The site isn’t earmarked for housing in the joint Henley and Harpsden neighbourhood plan, which says the Newtown estate should be kept for employment purposes. But the applicants’ planning agent Boyer says there is no demand for the site for use commercially and the development would make better use of the land and improve the appearance of the area without increasing traffic.

It says: “The existing building has been marketed for over a year and had no viable interest.

“The only way in which to provide a high-quality commercial space is through a mixed-use development.

“The proposal protects the amenities of its neighbours and would not adversely impact the surrounding area or road network.”

The district council’s economic development team has supported the proposal in principle, saying it would “continue employment on the site and provide much-needed office space”.

Thames Valley Police have objected to the footpath, saying that it would increase the risk of crime.

The site is next to the former LA Fitness gym, which is now being converted into a care home despite objections by residents and Henley Town Council, and to the former RPS Energy building, which was converted into a block of flats called Hill View over the summer.

Meanwhile, the Hub at Hallmark House, a three-storey office complex in Station Road, is to be converted into at least 23 flats, although the final number could be higher.

Ressance, of Newbury, has been been given the go-ahead under permitted development rights.

This is a measure introduced by the Government to tackle the national housing shortage.

It means developers don’t need to submit a full planning application and their schemes may only be rejected on limited grounds like environmental or traffic hazards.

Henley Town Council objected to the original proposal and a more recent one to add six more flats on an additional floor.

The building is almost opposite the former Isis House offices which are being converted into seven flats with an additional third storey after the district council granted permission in 2016.

In August, a consortium of developers from London received consent to convert the Smith Centre, an office complex off Fair Mile, into 36 homes.

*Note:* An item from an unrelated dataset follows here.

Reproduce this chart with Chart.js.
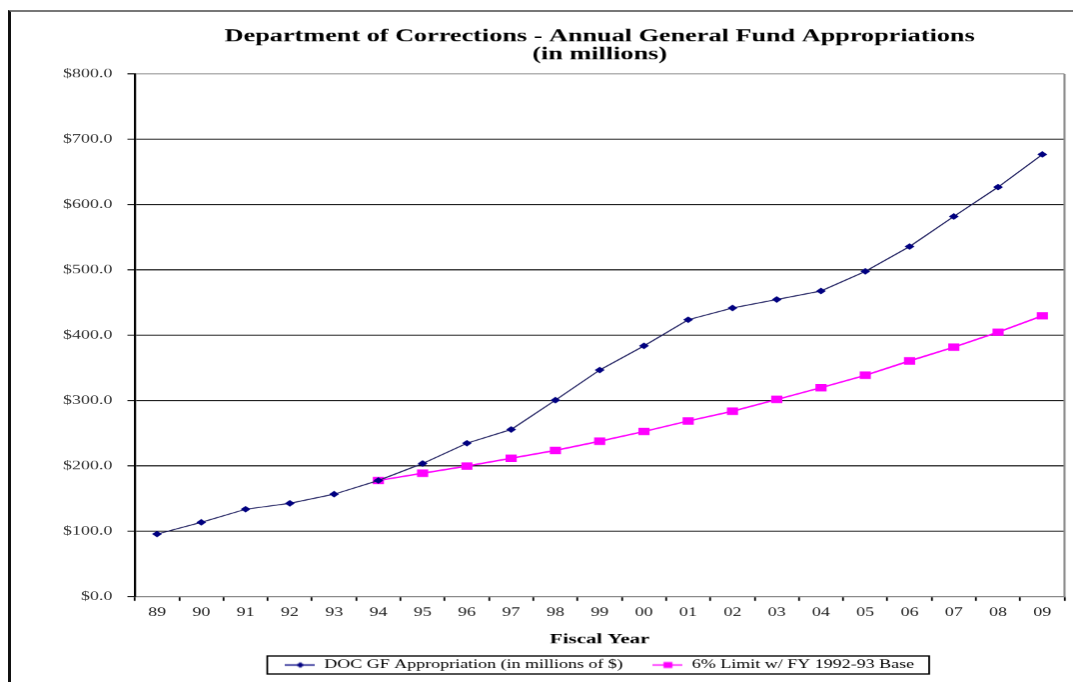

None of these sites was recommended for housing in the neighbourhood plan, which was incorporated into the district council’s planning  policy after passing a referendum in 2016.

The former Highlands Farm industrial estate and Makower textiles offices, both off Greys Road, have been redeveloped for housing in accordance with the plan.

Deputy Mayor Ken Arlett, who chairs the town council’s planning committee, said he and his colleagues were still pursuing a so-called “article 4 direction” to protect the Newtown estate.

This would revoke permitted development rights for the whole area so all planning applications would be fully scrutinised.

Councillor Arlett said: “The district council’s draft local plan requires us to identify an additional hectare of land for commercial usage so if they don’t agree to that direction it would make the neighbourhood plan pointless.

“If we lose any more employment land it will make it even harder to hit that target and it’s in their power to do something to stop it.

“They can’t make demands with one hand then put obstacles in the way with the other.

“Permitted development rights are fine in big cities but make no sense in Henley.

“If we lose more sites beyond what we agreed in the neighbourhood plan we’re going to lose workers to other towns.”